(Entries with chart source code)
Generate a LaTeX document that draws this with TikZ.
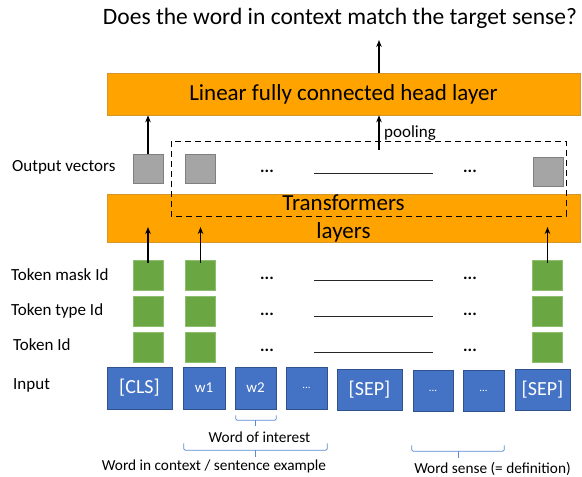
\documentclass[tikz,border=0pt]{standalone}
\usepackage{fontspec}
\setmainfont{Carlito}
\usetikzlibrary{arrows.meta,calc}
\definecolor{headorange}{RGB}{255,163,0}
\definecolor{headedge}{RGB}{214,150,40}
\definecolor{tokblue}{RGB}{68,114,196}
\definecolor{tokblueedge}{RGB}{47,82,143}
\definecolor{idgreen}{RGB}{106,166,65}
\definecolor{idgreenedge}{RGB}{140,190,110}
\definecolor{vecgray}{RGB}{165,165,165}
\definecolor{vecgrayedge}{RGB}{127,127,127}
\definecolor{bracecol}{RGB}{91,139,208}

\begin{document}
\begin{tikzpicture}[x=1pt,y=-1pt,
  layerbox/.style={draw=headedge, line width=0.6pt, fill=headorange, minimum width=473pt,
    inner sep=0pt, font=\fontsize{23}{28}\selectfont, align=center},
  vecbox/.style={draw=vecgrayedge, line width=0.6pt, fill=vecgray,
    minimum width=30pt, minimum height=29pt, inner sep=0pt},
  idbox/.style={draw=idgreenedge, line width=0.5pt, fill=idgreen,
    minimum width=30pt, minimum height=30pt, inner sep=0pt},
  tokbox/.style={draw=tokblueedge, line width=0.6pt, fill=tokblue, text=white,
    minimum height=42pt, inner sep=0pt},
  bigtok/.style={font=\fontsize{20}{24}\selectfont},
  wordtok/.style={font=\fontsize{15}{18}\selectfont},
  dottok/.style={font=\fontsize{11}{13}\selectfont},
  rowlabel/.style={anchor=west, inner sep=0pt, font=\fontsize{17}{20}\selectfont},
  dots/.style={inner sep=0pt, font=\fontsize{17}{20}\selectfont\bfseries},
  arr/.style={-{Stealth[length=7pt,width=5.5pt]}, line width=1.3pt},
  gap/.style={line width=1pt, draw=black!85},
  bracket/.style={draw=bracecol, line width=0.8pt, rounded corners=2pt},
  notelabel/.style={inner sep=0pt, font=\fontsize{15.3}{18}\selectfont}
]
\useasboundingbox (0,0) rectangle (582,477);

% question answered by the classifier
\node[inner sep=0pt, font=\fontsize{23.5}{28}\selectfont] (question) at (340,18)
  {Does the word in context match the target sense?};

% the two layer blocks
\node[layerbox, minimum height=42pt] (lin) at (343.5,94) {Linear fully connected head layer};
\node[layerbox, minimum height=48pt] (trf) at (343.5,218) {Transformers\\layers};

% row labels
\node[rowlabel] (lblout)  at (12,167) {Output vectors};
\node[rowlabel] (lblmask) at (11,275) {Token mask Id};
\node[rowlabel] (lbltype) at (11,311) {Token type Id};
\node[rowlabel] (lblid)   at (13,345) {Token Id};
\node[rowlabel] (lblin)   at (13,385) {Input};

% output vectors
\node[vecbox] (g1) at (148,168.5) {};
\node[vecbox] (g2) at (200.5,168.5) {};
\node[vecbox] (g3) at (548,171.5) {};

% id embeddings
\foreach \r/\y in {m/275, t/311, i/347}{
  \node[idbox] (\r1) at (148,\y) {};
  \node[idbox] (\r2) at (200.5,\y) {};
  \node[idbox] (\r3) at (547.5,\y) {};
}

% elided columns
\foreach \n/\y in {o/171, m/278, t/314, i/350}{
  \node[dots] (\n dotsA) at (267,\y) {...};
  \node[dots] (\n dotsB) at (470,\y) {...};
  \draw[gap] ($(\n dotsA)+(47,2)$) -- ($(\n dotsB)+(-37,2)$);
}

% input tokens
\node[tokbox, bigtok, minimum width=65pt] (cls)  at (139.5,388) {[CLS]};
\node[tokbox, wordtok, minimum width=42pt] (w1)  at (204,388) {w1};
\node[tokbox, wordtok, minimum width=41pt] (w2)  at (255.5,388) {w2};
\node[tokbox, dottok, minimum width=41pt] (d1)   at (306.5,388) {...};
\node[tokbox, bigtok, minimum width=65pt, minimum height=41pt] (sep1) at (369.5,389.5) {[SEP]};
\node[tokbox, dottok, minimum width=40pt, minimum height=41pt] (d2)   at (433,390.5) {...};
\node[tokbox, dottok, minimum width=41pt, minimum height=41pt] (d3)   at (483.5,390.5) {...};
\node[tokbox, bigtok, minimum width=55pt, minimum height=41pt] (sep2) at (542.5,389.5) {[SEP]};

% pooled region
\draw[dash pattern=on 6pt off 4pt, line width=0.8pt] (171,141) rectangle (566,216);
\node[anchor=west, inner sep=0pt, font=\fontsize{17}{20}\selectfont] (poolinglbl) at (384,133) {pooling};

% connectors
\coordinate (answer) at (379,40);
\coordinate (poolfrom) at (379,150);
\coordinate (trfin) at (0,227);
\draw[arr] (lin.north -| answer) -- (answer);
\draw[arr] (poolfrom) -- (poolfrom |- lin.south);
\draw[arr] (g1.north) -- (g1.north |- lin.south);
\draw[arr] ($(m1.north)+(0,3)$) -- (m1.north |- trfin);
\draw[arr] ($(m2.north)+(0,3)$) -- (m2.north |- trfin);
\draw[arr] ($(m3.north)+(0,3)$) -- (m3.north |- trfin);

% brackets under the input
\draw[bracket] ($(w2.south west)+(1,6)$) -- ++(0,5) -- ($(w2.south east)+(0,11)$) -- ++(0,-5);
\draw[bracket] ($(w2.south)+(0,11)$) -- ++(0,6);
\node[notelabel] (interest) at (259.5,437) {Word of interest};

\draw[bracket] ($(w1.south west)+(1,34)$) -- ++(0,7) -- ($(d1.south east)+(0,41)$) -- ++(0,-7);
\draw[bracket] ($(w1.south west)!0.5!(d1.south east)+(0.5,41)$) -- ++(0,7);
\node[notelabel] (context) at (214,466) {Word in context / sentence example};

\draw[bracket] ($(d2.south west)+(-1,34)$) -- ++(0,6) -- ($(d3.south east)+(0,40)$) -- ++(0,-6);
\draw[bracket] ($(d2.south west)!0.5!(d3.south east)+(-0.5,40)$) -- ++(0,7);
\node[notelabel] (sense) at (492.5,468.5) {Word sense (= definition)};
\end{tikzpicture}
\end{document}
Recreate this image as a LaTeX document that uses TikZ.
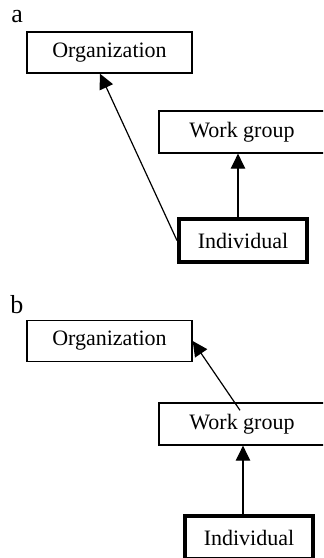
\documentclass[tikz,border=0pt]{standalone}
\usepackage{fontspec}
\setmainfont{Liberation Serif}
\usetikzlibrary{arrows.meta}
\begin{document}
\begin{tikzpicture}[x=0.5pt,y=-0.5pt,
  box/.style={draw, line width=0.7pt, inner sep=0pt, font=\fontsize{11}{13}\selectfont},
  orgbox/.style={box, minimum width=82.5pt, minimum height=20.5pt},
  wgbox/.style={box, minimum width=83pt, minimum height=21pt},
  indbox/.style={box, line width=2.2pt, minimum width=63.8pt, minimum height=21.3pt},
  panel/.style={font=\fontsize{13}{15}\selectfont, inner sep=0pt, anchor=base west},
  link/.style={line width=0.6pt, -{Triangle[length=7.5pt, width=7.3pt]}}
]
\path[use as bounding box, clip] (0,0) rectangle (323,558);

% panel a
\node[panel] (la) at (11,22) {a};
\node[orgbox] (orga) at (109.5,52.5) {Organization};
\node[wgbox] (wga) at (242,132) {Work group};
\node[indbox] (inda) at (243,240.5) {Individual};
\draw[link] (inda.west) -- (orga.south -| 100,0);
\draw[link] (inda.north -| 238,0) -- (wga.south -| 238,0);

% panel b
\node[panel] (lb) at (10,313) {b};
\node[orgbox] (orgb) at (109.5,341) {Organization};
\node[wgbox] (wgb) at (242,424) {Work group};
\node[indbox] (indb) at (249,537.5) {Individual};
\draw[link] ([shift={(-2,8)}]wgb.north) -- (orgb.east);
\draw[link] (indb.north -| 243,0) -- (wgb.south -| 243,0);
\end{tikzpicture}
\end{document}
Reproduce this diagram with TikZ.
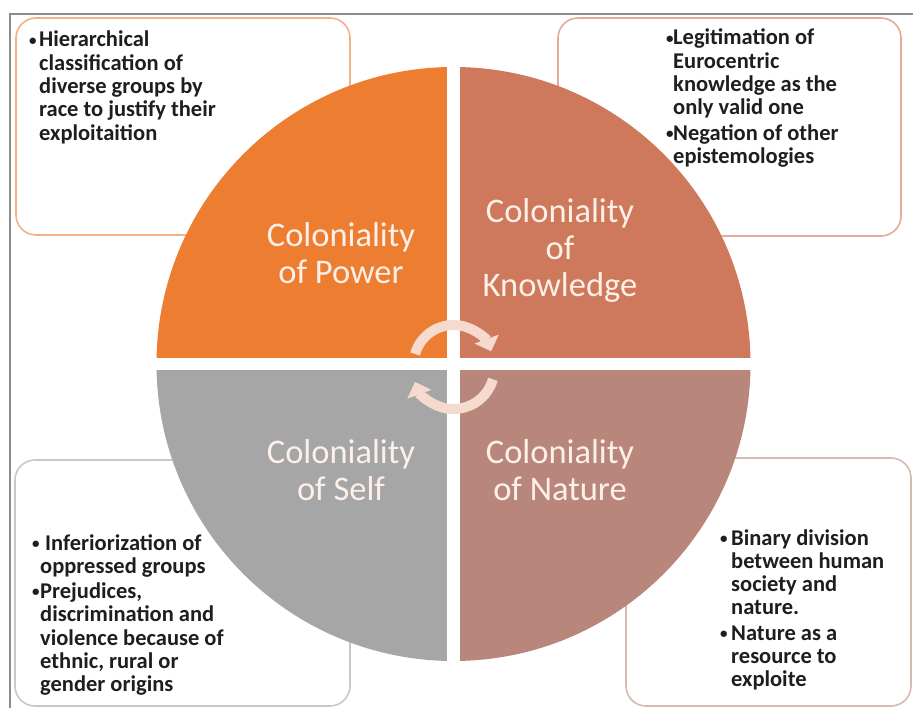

▶ _AIM_
Write out word for word the lines above that run from the one with "Recreate this image" to the one with "(0,0) rectangle (323,558);". Include both end lines; exclude the images.

▶ _EXERCISE RESULT_
Recreate this image as a LaTeX document that uses TikZ.
\documentclass[tikz,border=0pt]{standalone}
\usepackage{fontspec}
\setmainfont{Liberation Serif}
\usetikzlibrary{arrows.meta}
\begin{document}
\begin{tikzpicture}[x=0.5pt,y=-0.5pt,
  box/.style={draw, line width=0.7pt, inner sep=0pt, font=\fontsize{11}{13}\selectfont},
  orgbox/.style={box, minimum width=82.5pt, minimum height=20.5pt},
  wgbox/.style={box, minimum width=83pt, minimum height=21pt},
  indbox/.style={box, line width=2.2pt, minimum width=63.8pt, minimum height=21.3pt},
  panel/.style={font=\fontsize{13}{15}\selectfont, inner sep=0pt, anchor=base west},
  link/.style={line width=0.6pt, -{Triangle[length=7.5pt, width=7.3pt]}}
]
\path[use as bounding box, clip] (0,0) rectangle (323,558);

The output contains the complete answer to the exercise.